CAIRO - Egypt's Muslim Brotherhood called Egyptian political forces on Friday, May 25, to talks on ways to "save" the revolution ahead of a presidential election run-off it says will pit its candidate against Ahmed Shafiq, Hosni Mubarak's last prime minister.
We have to cooperate to build our country, said Essam el-Erian, the deputy head of the Brotherhood's political party in a news conference on Friday night.
Mohamed Mursi, the Brotherhood's presidential candidate, has contacted other presidential candidates and party leaders and invited them to a meeting on Saturday.
Egypt started counting votes late Thursday after a two-day election to choose a new president to replace autocratic leader Hosni Mubarak, who was ousted in a popular revolt last year.
Counting started after polls closed at 9 p.m. (1900 GMT) with no reliable exit polls available, Reuters reported.
Counting the votes, the Muslim Brotherhood said its candidate in Egypt's first free presidential vote would go through a run-off next month against Shafiq.
Though the final results will only be confirmed officially next Tuesday, representatives of the candidates were allowed to watch the count, enabling them to compile their own tally.
The run-off is planned for June 16 and 17.
The election marks a crucial step in a messy and often bloody transition to democracy, overseen by a military council that has pledged to hand power to a new president by July 1.
The Brotherhood candidate received an apparent boost to his campaign later on Friday when a rival Islamist candidate, Abdel Moneim Abol Fotouh, called on voters to confront the corrupt regime.
While he did not directly endorse Mursi, his words clearly directed against Shafiq who had held office under Mubarak.

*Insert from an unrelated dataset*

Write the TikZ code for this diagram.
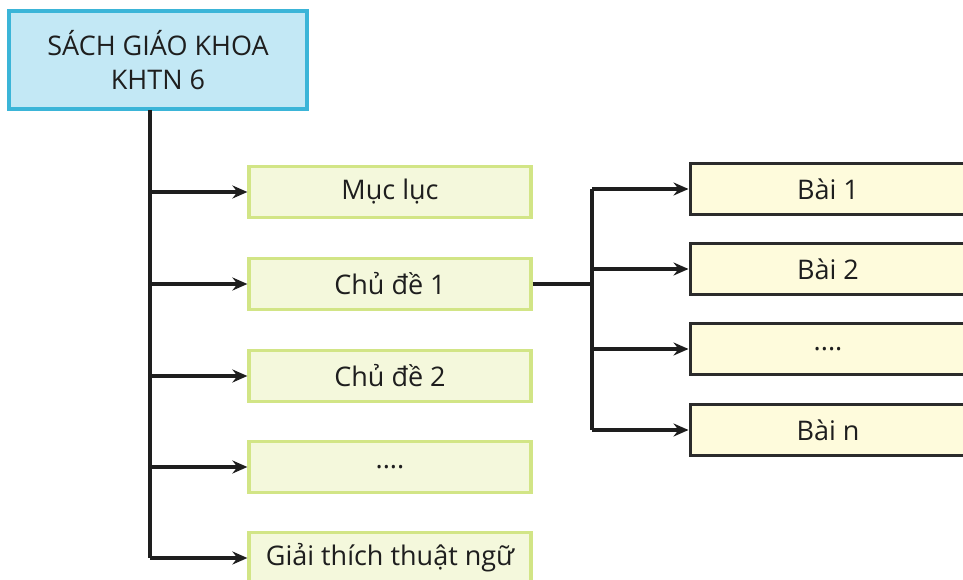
\documentclass[tikz,border=0pt]{standalone}
\usepackage{fontspec}
\setmainfont{Open Sans}
\usetikzlibrary{arrows.meta}
\definecolor{topfill}{HTML}{C3E8F5}
\definecolor{topline}{HTML}{3BB5D8}
\definecolor{grnfill}{HTML}{F4F8DC}
\definecolor{grnline}{HTML}{D2E586}
\definecolor{ylwfill}{HTML}{FEFBDC}
\definecolor{ylwline}{HTML}{2B2B2B}
\definecolor{ink}{HTML}{1E1E1E}
\tikzset{
  px/.style={x=1pt,y=-1pt},
  topbox/.style={draw=topline,fill=topfill,line width=3.2pt,minimum width=298pt,minimum height=98pt,
    align=center,font=\fontsize{27}{34}\selectfont,text=ink,inner sep=0pt},
  leftbox/.style={draw=grnline,fill=grnfill,line width=3.2pt,minimum width=282pt,minimum height=51pt,
    font=\fontsize{27}{30}\selectfont,text=ink,inner sep=0pt},
  rightbox/.style={draw=ylwline,fill=ylwfill,line width=3pt,minimum width=276pt,minimum height=51pt,
    font=\fontsize{27}{30}\selectfont,text=ink,inner sep=0pt},
  link/.style={draw=ink,line width=4.2pt},
  arrowlink/.style={link,-{Stealth[length=15pt,width=13pt,inset=5pt]}},
}
\begin{document}
\begin{tikzpicture}[px]
\useasboundingbox (0,0) rectangle (963,580);
\clip (0,0) rectangle (963,580);
\fill[white] (0,0) rectangle (963,580);

% root box
\node[topbox] (root) at (158,60) {SÁCH GIÁO KHOA\\KHTN 6};

% first-level boxes
\node[leftbox] (muc)  at (390,192) {Mục lục};
\node[leftbox] (cd1)  at (390,284) {Chủ đề 1};
\node[leftbox] (cd2)  at (390,376) {Chủ đề 2};
\node[leftbox] (etc)  at (390,467) {....};
\node[leftbox] (gt)   at (390,558) {Giải thích thuật ngữ};

% lessons of topic 1
\node[rightbox] (b1) at (828,189) {Bài 1};
\node[rightbox] (b2) at (828,269) {Bài 2};
\node[rightbox] (bx) at (828,349) {....};
\node[rightbox] (bn) at (828,430) {Bài n};

% trunk from the root
\coordinate (trunk) at (150,110);
\draw[link] (trunk) -- (trunk |- gt.west);
\foreach \n in {muc,cd1,cd2,etc,gt}
  \draw[arrowlink] (trunk |- \n.west) -- (\n.west);

% branch from topic 1
\coordinate (fork) at (592,284);
\draw[link] (cd1.east) -- (fork);
\draw[link] (fork |- b1.west) -- (fork |- bn.west);
\foreach \n in {b1,b2,bx,bn}
  \draw[arrowlink] (fork |- \n.west) -- (\n.west);
\end{tikzpicture}
\end{document}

"We will build a national revolutionary consensus on all the current political issues and form a single front against the symbols of corruption, injustice and tyranny," he said in a statement quoted by Agence France Presse (AFP).
"Our revolution will be victorious and Egypt will be strong, God willing."
The Muslim Brotherhood, which was banned during the Mubarak years, now dominates Egypt's political landscape.
It already holds nearly half of the seats in parliament, becoming the largest bloc after victories in elections late last year.
The group has promised to fight corruption, but also to introduce Islamic Shari`ah law to a greater extent.
The presidential elections are meant to be the last step towards restoring civilian to rule to Egypt, which has been governed by a military council since Mubarak stepped down in February 2011.